Good question. The answer is many. Firstly, in my own case I was able to put my name above the door and link it to the area that I was trading in. Secondly, I was able to select the entirety of my stock offer with no reference to a central multiple management source and provide services that I thought were missing locally. Part of this involved things like selling concert tickets for local promoters, selling the produce of local bands and the like. Scale-outs are common with Multiples but I used my individual expertise and local knowledge to good effect. Local businesses are also not fixated with targets and margins. They can introduce different forms of criteria into the pot and this might even include things that have nothing to do with business but provide a social capital. Most importantly, decision making can be quick and decisive. Whilst major chain stores can do many/most/all of the things that local sellers actually do, they usually don't. I introduced a form of barter into my business equation allowing customers to part-exchange media product against new items, opted to deliver items in the area, created loyalty schemes and car parking initiatives, even opted to talk in local schools to aspiring entrepreneurs about business.
The point about this is that Multiples rarely factor stuff like this into their offer
I forgot which book it was; the idea was that localization and personalized services are probably more beneficial than globalization.
Don't generalize ...
You remind me when I studied the business orientation: client, market or product?
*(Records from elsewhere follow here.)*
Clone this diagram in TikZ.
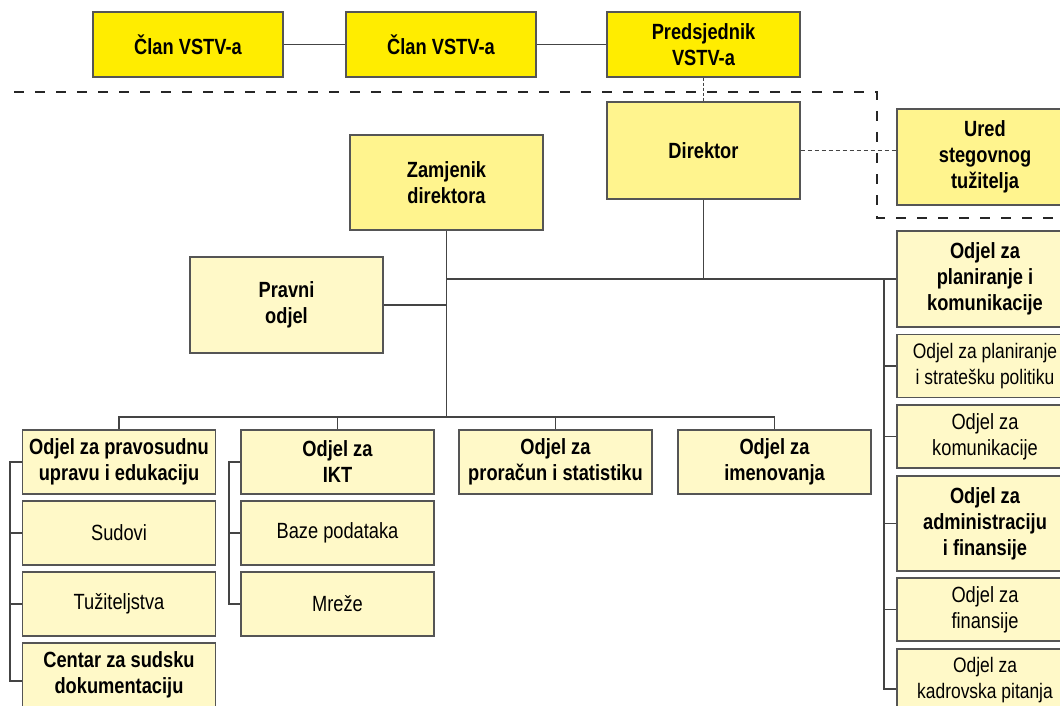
\documentclass[tikz,border=0pt]{standalone}
\usepackage{fontspec}
\setmainfont{Liberation Sans}[FakeStretch=0.83]
\definecolor{vstvyellow}{HTML}{FFED00}
\definecolor{headyellow}{HTML}{FFF48E}
\definecolor{unityellow}{HTML}{FFF9C8}
\definecolor{boxline}{HTML}{555555}
\definecolor{linkline}{HTML}{444444}

\begin{document}
\begin{tikzpicture}[x=1pt,y=-1pt]
    \tikzstyle{every node}=[draw=boxline,line width=1.2pt,align=center,inner sep=2pt,font=\fontsize{22}{26}\selectfont]
    \tikzstyle{vstv}=[fill=vstvyellow,font=\fontsize{22}{26}\selectfont\bfseries,minimum width=190pt,minimum height=65pt]
    \tikzstyle{head}=[fill=headyellow,font=\fontsize{22}{26}\selectfont\bfseries,minimum width=193pt,minimum height=96pt]
    \tikzstyle{unit}=[fill=unityellow,font=\fontsize{22}{26}\selectfont\bfseries,minimum width=193pt,minimum height=64pt]
    \tikzstyle{sub}=[fill=unityellow,minimum width=193pt,minimum height=64pt]
    \tikzstyle{link}=[draw=linkline,line width=1.1pt]
    \clip (0,0) rectangle (1060,706);

    % VSTV
    \node[vstv] (clan1) at (188,44.5) {Član VSTV-a};
    \node[vstv] (clan2) at (441,44.5) {Član VSTV-a};
    \node[vstv,minimum width=193pt] (pred) at (703.5,44.5) {Predsjednik\\VSTV-a};
    \draw[link] (clan1) -- (clan2);
    \draw[link] (clan2) -- (pred);

    % border of the council
    \draw[black!85,line width=2.4pt,dash pattern=on 10pt off 11pt] (14,92) -- (877,92) -- (877,218) -- (1060,218);

    % director
    \node[head,minimum height=97pt] (dir) at (703.5,150.5) {Direktor};
    \draw[link,line width=0.8pt,dash pattern=on 3pt off 2pt] (pred) -- (dir);

    % disciplinary prosecutor
    \node[head,minimum width=176pt] (ured) at (985,157) {Ured\\stegovnog\\tužitelja};
    \draw[link,line width=0.8pt,dash pattern=on 4pt off 3pt] (dir.east) -- (dir.east -| ured.west);

    % deputy
    \node[head,minimum height=95pt] (zam) at (446.5,182.5) {Zamjenik\\direktora};
    \coordinate (hub) at (446.5,279);
    \coordinate (bus) at (446.5,417);
    \coordinate (rspine) at (884,279);
    \coordinate (lspine) at (10,462);
    \coordinate (ispine) at (229,462);
    \draw[link] (zam) -- (bus);
    \draw[link] (dir) -- (dir.south |- hub);

    % legal
    \node[unit,minimum height=96pt] (pravni) at (286.5,305) {Pravni\\odjel};
    \draw[link] (pravni) -- (pravni.east -| hub);

    % planning and communication
    \node[unit,minimum width=176pt,minimum height=96pt] (plankom) at (985,279) {Odjel za\\planiranje i\\komunikacije};
    \node[sub,minimum width=176pt,minimum height=63pt,font=\fontsize{21}{26}\selectfont] (strat) at (985,366) {Odjel za planiranje\\i stratešku politiku};
    \node[sub,minimum width=176pt,minimum height=63pt] (kom) at (985,436.5) {Odjel za\\komunikacije};

    % administration and finance
    \node[unit,minimum width=176pt,minimum height=95pt] (adfin) at (985,523.5) {Odjel za\\administraciju\\i finansije};
    \node[sub,minimum width=176pt,minimum height=63pt] (fin) at (985,609.5) {Odjel za\\finansije};
    \node[sub,minimum width=176pt,minimum height=63pt,font=\fontsize{21}{26}\selectfont] (kadr) at (985,680.5) {Odjel za\\kadrovska pitanja};

    \draw[link] (hub) -- (rspine) -- (rspine |- 0,689) -- ([yshift=-8.5pt]kadr.west);
    \draw[link] (rspine) -- (plankom.west);
    \foreach \n in {strat,kom,adfin,fin}
        \draw[link] (rspine |- \n.west) -- (\n.west);

    % departments
    \node[unit] (pravos) at (119,462) {Odjel za pravosudnu\\upravu i edukaciju};
    \node[unit] (ikt) at (337.5,462) {Odjel za\\IKT};
    \node[unit] (pror) at (555.5,462) {Odjel za\\proračun i statistiku};
    \node[unit] (imen) at (774.5,462) {Odjel za\\imenovanja};
    \draw[link] (pravos) -- (pravos.north |- bus) -- (imen.north |- bus) -- (imen);
    \draw[link] (ikt) -- (ikt.north |- bus);
    \draw[link] (pror) -- (pror.north |- bus);

    % courts and prosecutors
    \node[sub, below of=pravos, node distance=71pt] (sudovi) {Sudovi};
    \node[sub, below of=sudovi, node distance=71pt] (tuz) {Tužiteljstva};
    \node[unit, below of=tuz, node distance=71pt] (centar) {Centar za sudsku\\dokumentaciju};
    \draw[link] (pravos.west) -- (lspine) -- (lspine |- 0,681) -- ([yshift=-6pt]centar.west);
    \foreach \n in {sudovi,tuz}
        \draw[link] (lspine |- \n.west) -- (\n.west);

    % IT
    \node[sub, below of=ikt, node distance=71pt] (baze) {Baze podataka};
    \node[sub, below of=baze, node distance=71pt] (mreze) {Mreže};
    \draw[link] (ikt.west) -- (ispine) -- (ispine |- mreze.west) -- (mreze.west);
    \draw[link] (ispine |- baze.west) -- (baze.west);

\end{tikzpicture}
\end{document}
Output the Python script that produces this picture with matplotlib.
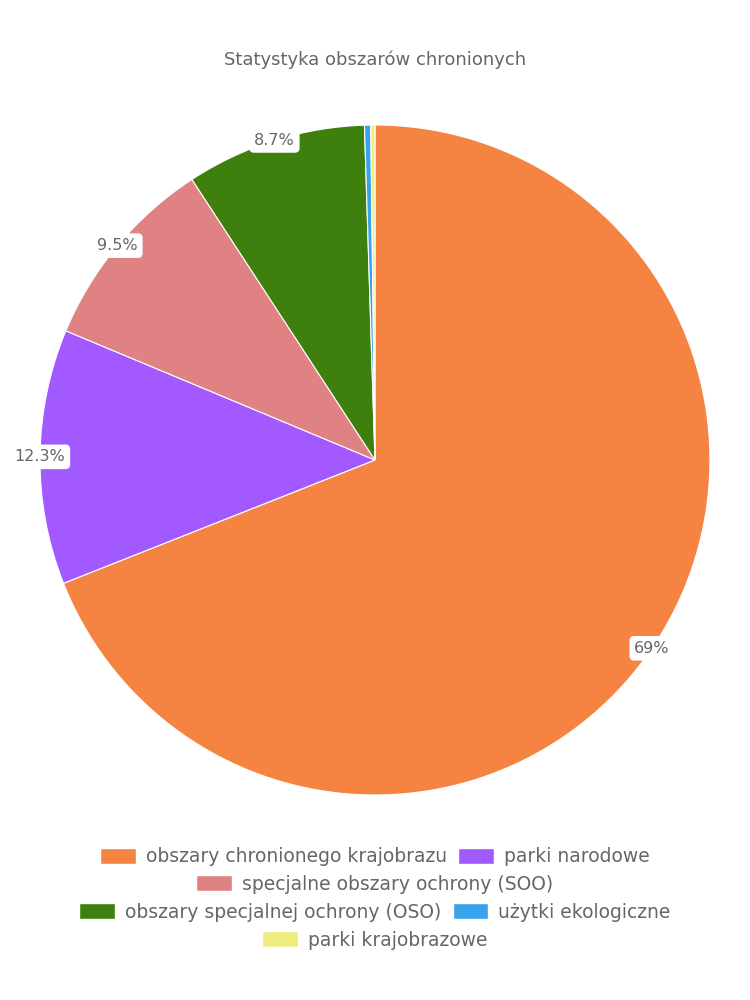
import numpy as np
import matplotlib.pyplot as plt
from matplotlib.patches import Patch

plt.rcParams['font.family'] = ['DejaVu Sans']

# values (percent)
categories = ['obszary chronionego krajobrazu', 'parki narodowe',
              'specjalne obszary ochrony (SOO)', 'obszary specjalnej ochrony (OSO)',
              'użytki ekologiczne', 'parki krajobrazowe']
values = [69.0, 12.3, 9.5, 8.7, 0.3, 0.2]
labels = ['69%', '12.3%', '9.5%', '8.7%', '', '']
colors = ['#f58442', '#a259ff', '#e08283', '#3f7f0d', '#38a3eb', '#f0ec7f']
legend_rows = [[0, 1], [2], [3, 4], [5]]

txt = '#666666'

fig = plt.figure(figsize=(7.5, 10), dpi=100)
ax = fig.add_axes([0.0533, 0.205, 0.8933, 0.67])

wedges, _ = ax.pie(values, colors=colors, startangle=90, counterclock=False,
                   wedgeprops=dict(edgecolor='white', linewidth=0.8))
ax.set_xlim(-1, 1)
ax.set_ylim(-1, 1)
ax.set_aspect('equal')

# labels at the rim, in white rounded boxes
total = sum(values)
start = 90.0
for v, lab in zip(values, labels):
    mid = np.deg2rad(start - v / total * 360 / 2)
    start -= v / total * 360
    if not lab:
        continue
    ax.text(np.cos(mid), np.sin(mid), lab, ha='center', va='center',
            fontsize=11.5, color=txt, clip_on=False,
            bbox=dict(boxstyle='round,pad=0.3,rounding_size=0.3', fc='white', ec='none'))

fig.text(0.5, 0.94, 'Statystyka obszarów chronionych', ha='center', va='center',
         fontsize=13, color=txt)

# legend wrapped in centered rows
ys = [0.143, 0.116, 0.088, 0.060]
for row, y in zip(legend_rows, ys):
    handles = [Patch(facecolor=colors[i], edgecolor='white', label=categories[i]) for i in row]
    leg = fig.legend(handles=handles, loc='center', bbox_to_anchor=(0.5, y),
                     ncol=len(row), frameon=False, fontsize=13.5, handlelength=1.9,
                     handleheight=0.9, columnspacing=0.6, handletextpad=0.55)
    for t in leg.get_texts():
        t.set_color(txt)

fig.savefig('out.png', dpi=100)
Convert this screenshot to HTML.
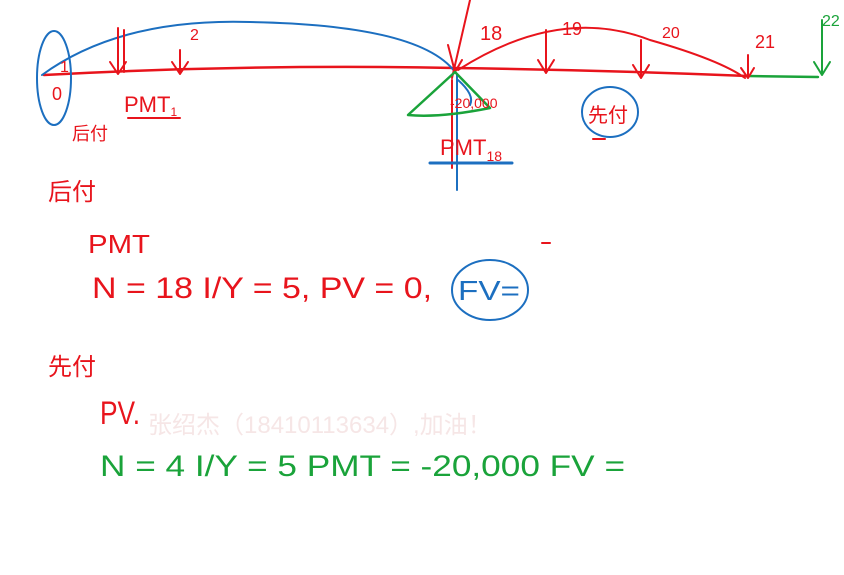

Theoretically the dimension of the business increases passing from C to M to P.
It's not said in reality.
It's the same about the independent retailers. They seem to be destined to die, anyway in some economical contexts they survive very well.
Italy, for example.
In our country there are many little municipalities not so easy to reach where the chain stores are not interested to invest.
This leaves a lot of room for independent retailers. But also where there are chain stores, Italians can prefer direct retailers, overall if they offer local high quality products [regardless the price: Italians want to eat and drink well!].
Let's talk about our brief stay in Marcon and old town Venezia (and a few islands):
In the old town of Venice (or Venezia in Italian), most of the shops (if I recall correctly) were local businesses.
Marcon is a modern town near Venezia; we did not venture off that far from Antony Palace hotel and ate at Bavaria fest.
I recalled that they had goose pizza on menu. How common is eating goose in Italy?
This was probably the mall we visited there:
https://www.valecenter.it/
From the sheer number of reviews on google map, I speculate that Marcon is probably quite popular for tourists. (Marcon is both small in geographic size and population.)
How typical is Marcon as a town in Italy?
We had a brief trip to Murano (this only to the glass factory), Burano (a brief walk) and Torcello (a brief walk as well).
My experience with cruise ship excursions and visits to towns: these were extremely brief trips and the experience is rather swallow.